When job descriptions are linked to pay, all sorts of things can happen... like creative writing.
A particular type of document is needed for compensation decisions. More than a list of recruiting specifications, it should not be as detailed as an internal set of task instructions for daily procedures. But it does require cautious attention because it is important. Please read this carefully.
The documentation of job-required skill, effort, responsibility and working conditions is necessary for lawful pay decisions. The kinds of standard generic job descriptions used for market survey benchmarking purposes are rarely suitable for proper internal pay classification; a customized version is needed. Also, formal job evaluation systems may require decisions about specific work value criteria that can be obscure or difficult to identify.
Facility in using words becomes vital. However, compensation professionals are traditionally more comfortable dealing with numbers than struggling with the intricacies of the English language.
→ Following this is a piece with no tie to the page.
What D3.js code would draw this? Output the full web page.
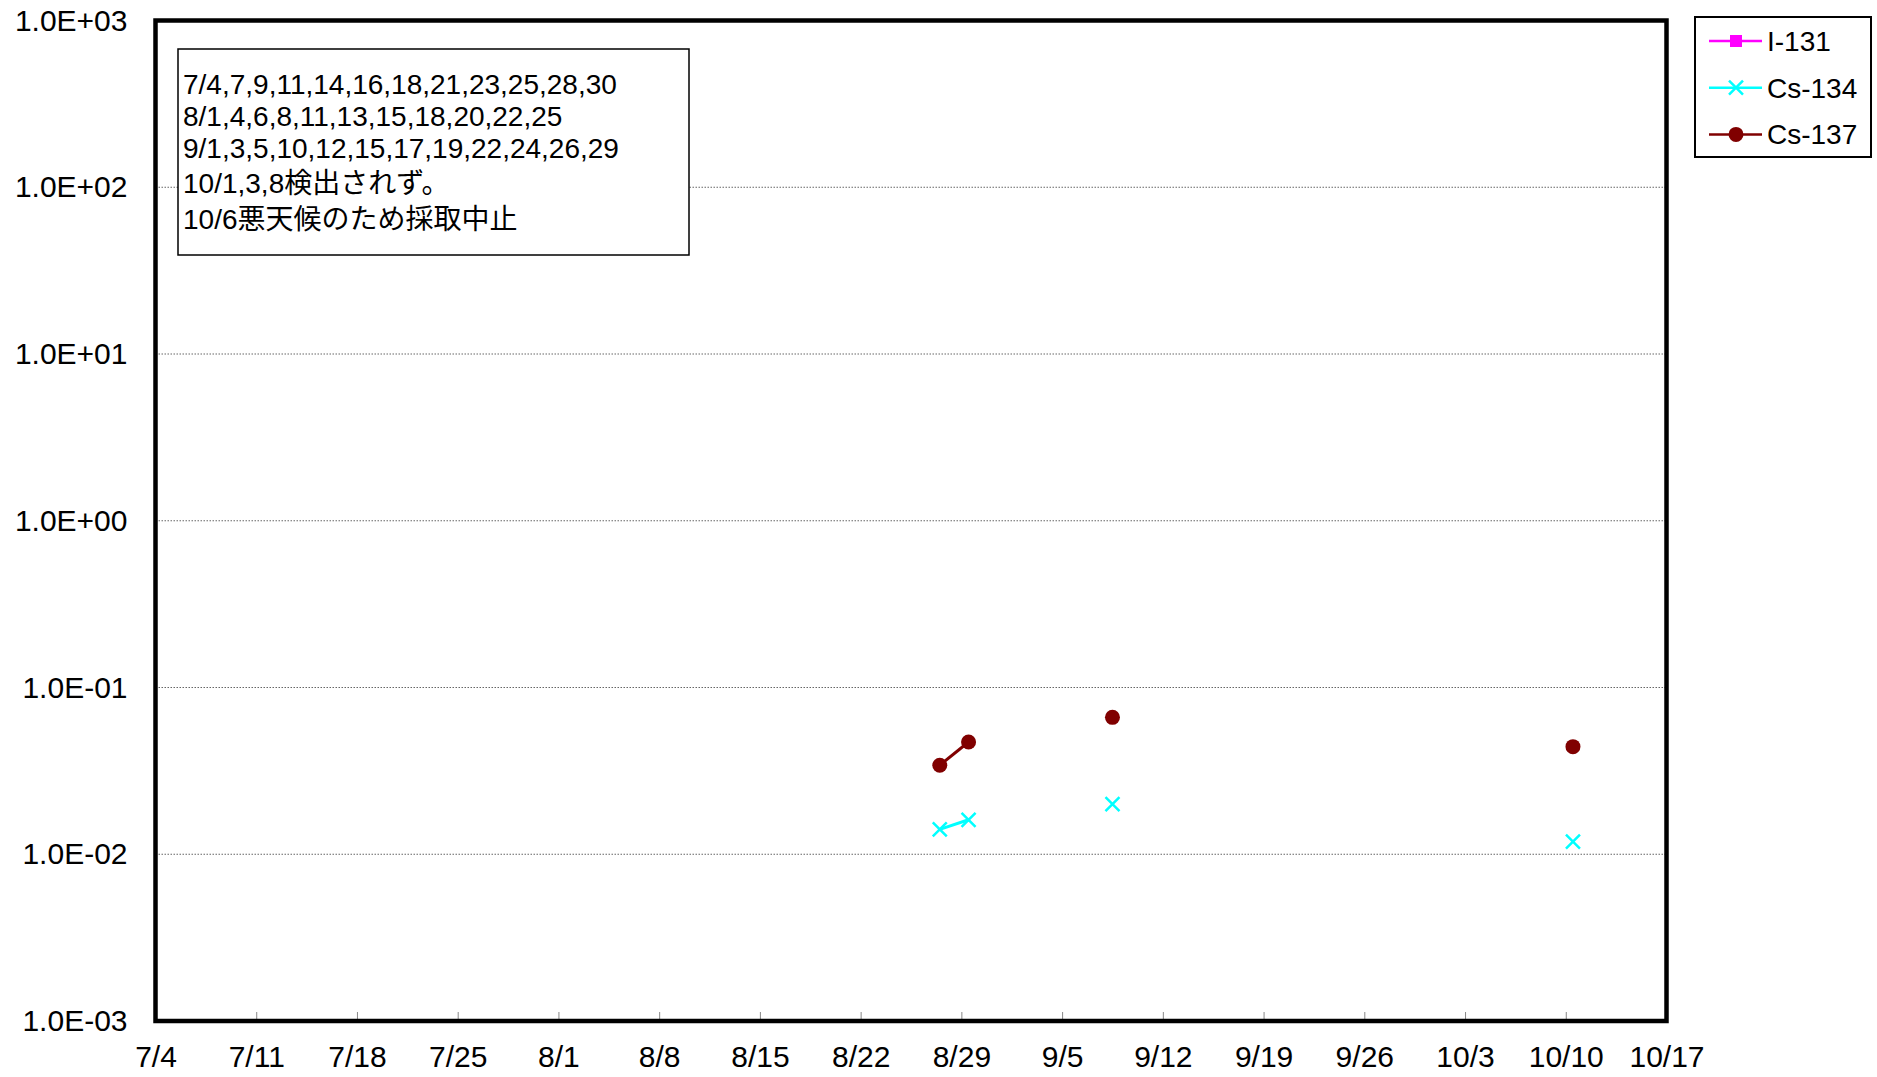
<!DOCTYPE html>
<html>
<head>
<meta charset="utf-8">
<script src="https://cdn.jsdelivr.net/npm/d3@7"></script>
<style>
  body { margin: 0; background: #fff; }
  text { font-family: "Liberation Sans", Arial, "Noto Sans CJK JP", sans-serif; }
</style>
</head>
<body>
<svg id="chart" width="1877" height="1077"></svg>
<script>
// sampling days where nothing was detected (from the note in the chart)
const notDetected = [
  "2011-07-04","2011-07-07","2011-07-09","2011-07-11","2011-07-14","2011-07-16",
  "2011-07-18","2011-07-21","2011-07-23","2011-07-25","2011-07-28","2011-07-30",
  "2011-08-01","2011-08-04","2011-08-06","2011-08-08","2011-08-11","2011-08-13",
  "2011-08-15","2011-08-18","2011-08-20","2011-08-22","2011-08-25",
  "2011-09-01","2011-09-03","2011-09-05","2011-09-10","2011-09-12","2011-09-15",
  "2011-09-17","2011-09-19","2011-09-22","2011-09-24","2011-09-26","2011-09-29",
  "2011-10-01","2011-10-03","2011-10-08"
];
const detectedDates = ["2011-08-27","2011-08-29","2011-09-08","2011-10-10"];
const i131Values  = [null, null, null, null];
const cs134Values = [0.0141, 0.0161, 0.0200, 0.0119];
const cs137Values = [0.0342, 0.0471, 0.0662, 0.0442];

const yTicks = [1e-3, 1e-2, 1e-1, 1e0, 1e1, 1e2, 1e3];
const noteLines = [
  "7/4,7,9,11,14,16,18,21,23,25,28,30",
  "8/1,4,6,8,11,13,15,18,20,22,25",
  "9/1,3,5,10,12,15,17,19,22,24,26,29",
  "10/1,3,8検出されず。",
  "10/6悪天候のため採取中止"
];

const parse = d3.timeParse("%Y-%m-%d");

function buildSeries(values) {
  let rows = notDetected.map(d => ({date: parse(d), value: null}));
  detectedDates.forEach((d, i) => rows.push({date: parse(d), value: values[i]}));
  return rows.sort((a, b) => a.date - b.date);
}

const series = [
  {name: "I-131",  color: "#ff00ff", symbol: "square", rows: buildSeries(i131Values)},
  {name: "Cs-134", color: "#00ffff", symbol: "cross",  rows: buildSeries(cs134Values)},
  {name: "Cs-137", color: "#800000", symbol: "circle", rows: buildSeries(cs137Values)}
];

const svg = d3.select("#chart");
const plot = {left: 155.5, right: 1666.5, top: 20.5, bottom: 1021};

const x = d3.scaleTime()
  .domain([parse("2011-07-04"), parse("2011-10-17")])
  .range([plot.left, plot.right]);

const y = d3.scaleLog()
  .domain([1e-3, 1e3])
  .range([plot.bottom, plot.top]);

// Excel date axis puts each day in the middle of its slot
const xPos = d => x(d3.timeHour.offset(d, 12));

// gridlines
svg.append("g")
  .selectAll("line")
  .data(yTicks.slice(1, -1))
  .join("line")
  .attr("x1", plot.left).attr("x2", plot.right)
  .attr("y1", d => y(d)).attr("y2", d => y(d))
  .attr("stroke", "#666")
  .attr("stroke-width", 1)
  .attr("stroke-dasharray", "1.5,1.5");

// x axis
const xAxis = svg.append("g")
  .attr("transform", `translate(0,${plot.bottom})`)
  .call(d3.axisBottom(x)
    .ticks(d3.timeMonday.every(1))
    .tickFormat(d3.timeFormat("%-m/%-d"))
    .tickSizeInner(-9)
    .tickSizeOuter(0)
    .tickPadding(25));
xAxis.select(".domain").remove();
xAxis.selectAll(".tick line").attr("stroke", "#888");
xAxis.selectAll("text").attr("font-size", 30).attr("fill", "#000");

// y axis
const fmtExp = d => {
  let e = Math.round(Math.log10(d));
  let s = (e < 0 ? "-" : "+") + String(Math.abs(e)).padStart(2, "0");
  return "1.0E" + s;
};
const yAxis = svg.append("g")
  .attr("transform", `translate(${plot.left},0)`)
  .call(d3.axisLeft(y)
    .tickValues(yTicks)
    .tickFormat(fmtExp)
    .tickSize(0)
    .tickPadding(28));
yAxis.select(".domain").remove();
yAxis.selectAll("text").attr("font-size", 30).attr("fill", "#000");

// plot frame
svg.append("rect")
  .attr("x", plot.left).attr("y", plot.top)
  .attr("width", plot.right - plot.left)
  .attr("height", plot.bottom - plot.top)
  .attr("fill", "none")
  .attr("stroke", "#000")
  .attr("stroke-width", 4.5);

// markers
function drawMarker(g, symbol, color) {
  if (symbol === "circle") {
    g.append("circle").attr("r", 7.5).attr("fill", color);
  } else if (symbol === "square") {
    g.append("rect").attr("x", -6).attr("y", -6).attr("width", 12).attr("height", 12).attr("fill", color);
  } else {
    g.append("path").attr("d", "M-7,-7L7,7M-7,7L7,-7")
      .attr("stroke", color).attr("stroke-width", 2.5).attr("fill", "none");
  }
}

const line = d3.line()
  .defined(d => d.value != null)
  .x(d => xPos(d.date))
  .y(d => y(d.value));

series.forEach(s => {
  svg.append("path")
    .datum(s.rows)
    .attr("d", line)
    .attr("fill", "none")
    .attr("stroke", s.color)
    .attr("stroke-width", 3);

  svg.append("g")
    .selectAll("g")
    .data(s.rows.filter(d => d.value != null))
    .join("g")
    .attr("transform", d => `translate(${xPos(d.date)},${y(d.value)})`)
    .each(function() { drawMarker(d3.select(this), s.symbol, s.color); });
});

// note box
svg.append("rect")
  .attr("x", 178).attr("y", 49).attr("width", 511).attr("height", 206)
  .attr("fill", "#fff").attr("stroke", "#000").attr("stroke-width", 1.5);
const noteY = [94, 126, 158, 193, 229];
svg.append("g")
  .selectAll("text")
  .data(noteLines)
  .join("text")
  .attr("x", 183)
  .attr("y", (d, i) => noteY[i])
  .attr("font-size", 28)
  .text(d => d);

// legend
svg.append("rect")
  .attr("x", 1695).attr("y", 17).attr("width", 176).attr("height", 140)
  .attr("fill", "#fff").attr("stroke", "#000").attr("stroke-width", 2);

const leg = svg.append("g")
  .selectAll("g")
  .data(series)
  .join("g")
  .attr("transform", (d, i) => `translate(0,${41 + i * 46.7})`);
leg.append("line")
  .attr("x1", 1709).attr("x2", 1762)
  .attr("stroke", d => d.color).attr("stroke-width", 2.5);
leg.each(function(d) {
  let g = d3.select(this).append("g").attr("transform", "translate(1736,0)");
  drawMarker(g, d.symbol, d.color);
});
leg.append("text")
  .attr("x", 1767).attr("y", 10)
  .attr("font-size", 28)
  .text(d => d.name);
</script>
</body>
</html>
Therefore, problems can arise when reviewing proposed positions like the following, which has been abbreviated for presentation convenience:
Memorandum for Pay Classification by Compensation Department
Proposal for new position titled Director of Logistics, Transportation Applications
Without direct or intermediate supervision and with broad latitude for independent judgement and discretion, the incumbent directs, controls and regulates the movement of interstate commerce…
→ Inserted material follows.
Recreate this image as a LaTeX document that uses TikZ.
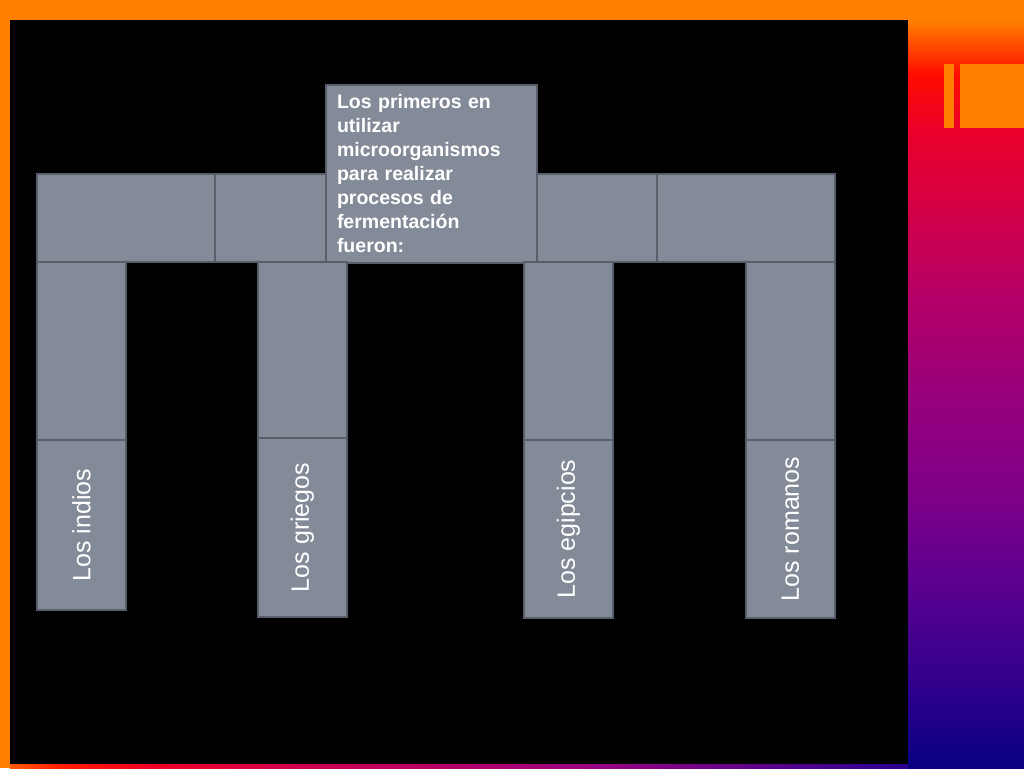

- Applying personal judgment founded on past experience, modified by training and disciplined by mental concentration, the incumbent integrates the variable factors in an evolving environment, cogitating simultaneous with multiple inputs to formulate a binding decision relative to the priority of directional movement… rendering irreversible decisions not subject to review by any higher authority…
- The incumbent’s decisions are important because they affect with great finality the movement of a wide variety of valuable products, including…
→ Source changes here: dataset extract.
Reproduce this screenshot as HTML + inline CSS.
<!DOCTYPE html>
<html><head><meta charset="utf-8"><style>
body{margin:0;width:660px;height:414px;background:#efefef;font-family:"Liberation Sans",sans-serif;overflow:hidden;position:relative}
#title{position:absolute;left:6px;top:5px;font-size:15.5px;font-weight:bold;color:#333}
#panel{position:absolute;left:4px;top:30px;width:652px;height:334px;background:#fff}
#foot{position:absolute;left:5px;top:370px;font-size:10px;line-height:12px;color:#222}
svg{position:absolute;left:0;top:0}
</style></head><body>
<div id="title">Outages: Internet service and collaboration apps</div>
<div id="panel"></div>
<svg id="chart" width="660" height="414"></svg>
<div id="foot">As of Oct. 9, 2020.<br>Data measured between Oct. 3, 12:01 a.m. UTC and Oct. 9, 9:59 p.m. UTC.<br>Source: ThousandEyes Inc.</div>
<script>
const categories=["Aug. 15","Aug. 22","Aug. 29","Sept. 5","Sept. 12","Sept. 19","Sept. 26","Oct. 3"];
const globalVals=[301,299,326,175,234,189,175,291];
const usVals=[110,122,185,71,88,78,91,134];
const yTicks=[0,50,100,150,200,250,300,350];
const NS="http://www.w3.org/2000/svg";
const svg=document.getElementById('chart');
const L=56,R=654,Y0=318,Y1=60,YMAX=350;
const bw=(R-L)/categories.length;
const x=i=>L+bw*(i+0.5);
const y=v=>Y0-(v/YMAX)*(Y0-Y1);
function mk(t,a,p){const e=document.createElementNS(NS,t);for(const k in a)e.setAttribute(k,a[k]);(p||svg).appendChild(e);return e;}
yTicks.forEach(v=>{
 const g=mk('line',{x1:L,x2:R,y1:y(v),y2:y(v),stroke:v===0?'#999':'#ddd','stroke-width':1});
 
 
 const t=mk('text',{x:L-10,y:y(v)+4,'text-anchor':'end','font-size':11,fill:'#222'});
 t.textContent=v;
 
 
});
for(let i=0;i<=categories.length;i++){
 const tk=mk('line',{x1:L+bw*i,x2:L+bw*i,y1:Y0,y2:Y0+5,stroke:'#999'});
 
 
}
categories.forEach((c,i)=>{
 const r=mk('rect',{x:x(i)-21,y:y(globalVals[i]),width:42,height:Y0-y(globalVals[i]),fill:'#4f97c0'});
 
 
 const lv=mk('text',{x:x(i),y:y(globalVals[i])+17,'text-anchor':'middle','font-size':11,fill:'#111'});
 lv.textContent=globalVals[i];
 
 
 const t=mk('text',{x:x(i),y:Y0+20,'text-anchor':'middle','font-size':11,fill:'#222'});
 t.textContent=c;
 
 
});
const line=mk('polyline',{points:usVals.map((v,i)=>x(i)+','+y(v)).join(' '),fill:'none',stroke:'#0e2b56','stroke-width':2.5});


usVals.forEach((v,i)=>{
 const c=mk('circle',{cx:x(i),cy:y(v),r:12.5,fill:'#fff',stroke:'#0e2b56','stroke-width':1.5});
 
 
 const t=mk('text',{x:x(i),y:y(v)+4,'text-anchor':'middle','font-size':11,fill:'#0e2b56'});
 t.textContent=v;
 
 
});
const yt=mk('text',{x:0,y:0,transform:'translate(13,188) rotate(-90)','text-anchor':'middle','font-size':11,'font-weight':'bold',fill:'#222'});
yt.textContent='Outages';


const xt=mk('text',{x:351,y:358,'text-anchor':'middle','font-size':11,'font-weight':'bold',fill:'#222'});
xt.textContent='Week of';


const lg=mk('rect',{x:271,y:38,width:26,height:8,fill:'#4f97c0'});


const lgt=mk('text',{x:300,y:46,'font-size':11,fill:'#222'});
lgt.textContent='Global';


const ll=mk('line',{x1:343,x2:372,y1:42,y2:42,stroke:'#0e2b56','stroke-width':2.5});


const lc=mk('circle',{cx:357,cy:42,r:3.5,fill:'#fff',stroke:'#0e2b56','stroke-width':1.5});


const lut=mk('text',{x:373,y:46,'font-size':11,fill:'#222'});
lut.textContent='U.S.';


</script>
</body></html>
- To effectively implement these vital responsibilities, the incumbent must exercise initiative, ingenuity, imagination, intelligence and discerning versatility… and must be able to deal effectively with all personality types at all levels of education…
- An erroneous judgment or a failure to properly appraise the nuance of an unfolding development could create a disaster generating immense loss…
(In short, on highway construction projects where only one-way traffic is possible, this incumbent holds up signs and tells which vehicle can proceed and which must halt.)
This is a classic example of the lengths some managers will go to in order to justify higher pay for their subordinates and a larger payroll for them to allocate. A longer version of this was published thirty years ago, yet we still see such ambitious submissions today. Similarly exaggerated documents give a false picture of actual work content and create misleading impressions of job value. Unfortunately, many pay classification systems encourage verbal manipulations. Some programs even require such literary trickery to produce a job evaluation that permits proper pay.
Fancy deceptive wordplay might be useful for advertising but imaginative fiction has no place in compensation. Nevertheless, be prepared for ingratitude after announcing any classification decision based on a puffed-up position description. No one will appreciate whatever we do. HR will get no thanks if the desired pay is approved but will be blamed if a successful fraud is exposed later; and the compensation cop will be named the villain if inflated work value claims are rejected, too.
We all have better things to do, but the vital linkage of job descriptions to pay is too important to ignore. Hard to do that, when presented with odious examples like this, isn’t it?
E. James (Jim) Brennan is an independent consultant with extensive total rewards experience, specializing in job evaluation, market pricing and pay budget distribution. After HR corporate jobs in chemical/pharmaceutical manufacturing, he consulted at retail, government, energy, IT, tax-exempt and other industries throughout North America before becoming Senior Associate of pay survey software publisher ERI until 2015. A prolific writer (author of the Performance Management Workbook) and speaker, he gave expert witness testimony in many reasonable executive compensation cases both for and against the Internal Revenue Service. Jim also serves on the Advisory Board of the Compensation and Benefits Review.
Image courtesy of eremedia.com
Short version: It's a good idea to have a graybeard with a well-calibrated bullsh#t detector on your staff.
Posted by: Tony Bergmann-Porter | 10/22/2015 at 08:06 PM
A gray-haired veteran of either sex is always happy to have a handy reference article available for citation, Tony. It is much safer and more effective than pitting their personal opinion against a powerful executive's crazy idea. A statement from an outside objective authority is quite useful to back up their otherwise unsupported claim that the scent in the air comes from cow patties rather than roses.